__MATERIAL__
* Start *
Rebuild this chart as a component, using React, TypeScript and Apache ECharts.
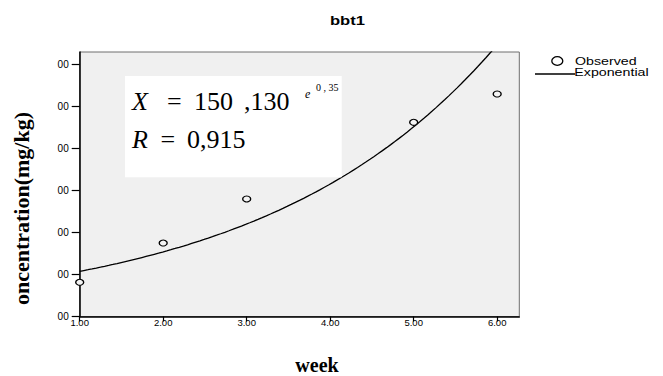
import React, { useEffect, useRef } from "react";
import * as echarts from "echarts";

// Data
const xTicks = [1, 2, 3, 4, 5, 6];
const yTicks = [0, 200, 400, 600, 800, 1000, 1200];
const yTickLabel = "00";
const weeks = [1, 2, 3, 5, 6];
const observed = [163, 350, 560, 925, 1060];
// Exponential fit as printed in the chart: X = 150.130 e^(0.359 t)
const fitA = 150.13;
const fitB = 0.359;
const xMin = 1;
const xMax = 6.265;
const yMax = 1260;

const fitCurve: number[][] = [];
for (let i = 0; i <= 106; i++) {
  const t = xMin + (i * (xMax - xMin)) / 106;
  fitCurve.push([t, fitA * Math.exp(fitB * t)]);
}

const serif = "'Liberation Serif', 'Times New Roman', serif";
const sans = "'Liberation Sans', Arial, sans-serif";

export default function App() {
  const ref = useRef<HTMLDivElement>(null);
  useEffect(() => {
    if (!ref.current) return;
    const chart = echarts.init(ref.current, null, { renderer: "svg" });
    chart.setOption({
      animation: false,
      backgroundColor: "#ffffff",
      grid: {
        left: 79.7,
        right: 143.7,
        top: 52,
        bottom: 59.5,
        show: true,
        backgroundColor: "#f0f0f0",
        borderColor: "#6e6e6e",
        borderWidth: 1,
      },
      xAxis: {
        type: "value",
        min: xMin,
        max: xMax,
        interval: 1,
        splitLine: { show: false },
        axisLine: { show: true, onZero: false, lineStyle: { color: "#000", width: 1.5 } },
        axisTick: { show: true, length: 5, customValues: xTicks, lineStyle: { color: "#000", width: 1.2 } },
        axisLabel: {
          customValues: xTicks,
          formatter: (v: number) => v.toFixed(2),
          fontFamily: sans,
          fontSize: 9.5,
          color: "#000",
          margin: 1,
        },
      },
      yAxis: {
        type: "value",
        min: 0,
        max: yMax,
        interval: 200,
        splitLine: { show: false },
        axisLine: { show: true, onZero: false, lineStyle: { color: "#000", width: 1.5 } },
        axisTick: { show: true, length: 8, customValues: yTicks, lineStyle: { color: "#000", width: 1.2 } },
        axisLabel: {
          customValues: yTicks,
          formatter: () => yTickLabel,
          fontFamily: sans,
          fontSize: 10,
          color: "#000",
          margin: 11,
        },
      },
      series: [
        {
          name: "Exponential",
          type: "line",
          data: fitCurve,
          showSymbol: false,
          symbol: "none",
          lineStyle: { color: "#000", width: 1.3 },
          clip: true,
          z: 2,
        },
        {
          name: "Observed",
          type: "scatter",
          data: weeks.map((w, i) => [w, observed[i]]),
          symbol: "circle",
          symbolSize: [8, 6],
          itemStyle: { color: "#f4f4f4", borderColor: "#000", borderWidth: 1.2, opacity: 1 },
          z: 3,
        },
      ],
      graphic: [
        {
          type: "text",
          x: 347.5,
          y: 20.7,
          scaleX: 1.33,
          z: 100,
          style: {
            text: "bbt1",
            fontFamily: sans,
            fontWeight: "bold",
            fontSize: 12.5,
            fill: "#000",
            align: "center",
            verticalAlign: "middle",
          },
        },
        {
          type: "rect",
          z: 100,
          shape: { x: 125, y: 76, width: 216.7, height: 101.3 },
          style: { fill: "#ffffff" },
        },
        {
          type: "text", x: 132, y: 101.2, z: 101,
          style: { text: "X", fontFamily: serif, fontStyle: "italic", fontSize: 26, fill: "#000", align: "left", verticalAlign: "middle" },
        },
        {
          type: "text", x: 167, y: 101.2, z: 101,
          style: { text: "=", fontFamily: serif, fontSize: 26, fill: "#000", align: "left", verticalAlign: "middle" },
        },
        {
          type: "text", x: 194, y: 101.2, z: 101,
          style: { text: "150", fontFamily: serif, fontSize: 26, fill: "#000", align: "left", verticalAlign: "middle" },
        },
        {
          type: "text", x: 244, y: 101.2, z: 101,
          style: { text: ",130", fontFamily: serif, fontSize: 26, fill: "#000", align: "left", verticalAlign: "middle" },
        },
        {
          type: "text", x: 305, y: 93.7, z: 101,
          style: { text: "e", fontFamily: serif, fontStyle: "italic", fontSize: 12, fill: "#000", align: "left", verticalAlign: "middle" },
        },
        {
          type: "text", x: 316, y: 87.3, z: 101,
          style: { text: "0 , 35", fontFamily: serif, fontSize: 10, fill: "#000", align: "left", verticalAlign: "middle" },
        },
        {
          type: "text", x: 132, y: 139.5, z: 101,
          style: { text: "R", fontFamily: serif, fontStyle: "italic", fontSize: 26, fill: "#000", align: "left", verticalAlign: "middle" },
        },
        {
          type: "text", x: 160.5, y: 139.5, z: 101,
          style: { text: "=", fontFamily: serif, fontSize: 26, fill: "#000", align: "left", verticalAlign: "middle" },
        },
        {
          type: "text", x: 187, y: 139.5, z: 101,
          style: { text: "0,915", fontFamily: serif, fontSize: 26, fill: "#000", align: "left", verticalAlign: "middle" },
        },
        // legend
        {
          type: "ellipse", z: 100,
          shape: { cx: 557.3, cy: 61, rx: 5.5, ry: 4.3 },
          style: { fill: "#fff", stroke: "#000", lineWidth: 1.3 },
        },
        {
          type: "text", x: 575, y: 61.3, scaleX: 1.33, z: 100,
          style: { text: "Observed", fontFamily: sans, fontSize: 10.7, fill: "#000", align: "left", verticalAlign: "middle" },
        },
        {
          type: "line", z: 100,
          shape: { x1: 535, y1: 74, x2: 575, y2: 74 },
          style: { stroke: "#000", lineWidth: 1.3 },
        },
        {
          type: "text", x: 574.3, y: 73, scaleX: 1.33, z: 101,
          style: { text: "Exponential", fontFamily: sans, fontSize: 10.7, fill: "#000", align: "left", verticalAlign: "middle" },
        },
        // axis titles
        {
          type: "text", x: 21.6, y: 208.5, rotation: Math.PI / 2, z: 100,
          style: { text: "oncentration(mg/kg)", fontFamily: serif, fontWeight: "bold", fontSize: 22, fill: "#000", align: "center", verticalAlign: "middle" },
        },
        {
          type: "text", x: 317, y: 364.5, z: 100,
          style: { text: "week", fontFamily: serif, fontWeight: "bold", fontSize: 20, fill: "#000", align: "center", verticalAlign: "middle" },
        },
      ],
    });
    return () => chart.dispose();
  }, []);
  return (
    <div
      ref={ref}
      style={{ position: "absolute", left: 0, top: 0, width: 663, height: 376, background: "#fff" }}
    />
  );
}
* End *
__THE EXERCISE__
Copy exactly the lines running from the beginning of the listing through the line that has "const yMax = 1260;". Drop the pictures.

__EXPECTED ANSWER__
Rebuild this chart as a component, using React, TypeScript and Apache ECharts.
import React, { useEffect, useRef } from "react";
import * as echarts from "echarts";

// Data
const xTicks = [1, 2, 3, 4, 5, 6];
const yTicks = [0, 200, 400, 600, 800, 1000, 1200];
const yTickLabel = "00";
const weeks = [1, 2, 3, 5, 6];
const observed = [163, 350, 560, 925, 1060];
// Exponential fit as printed in the chart: X = 150.130 e^(0.359 t)
const fitA = 150.13;
const fitB = 0.359;
const xMin = 1;
const xMax = 6.265;
const yMax = 1260;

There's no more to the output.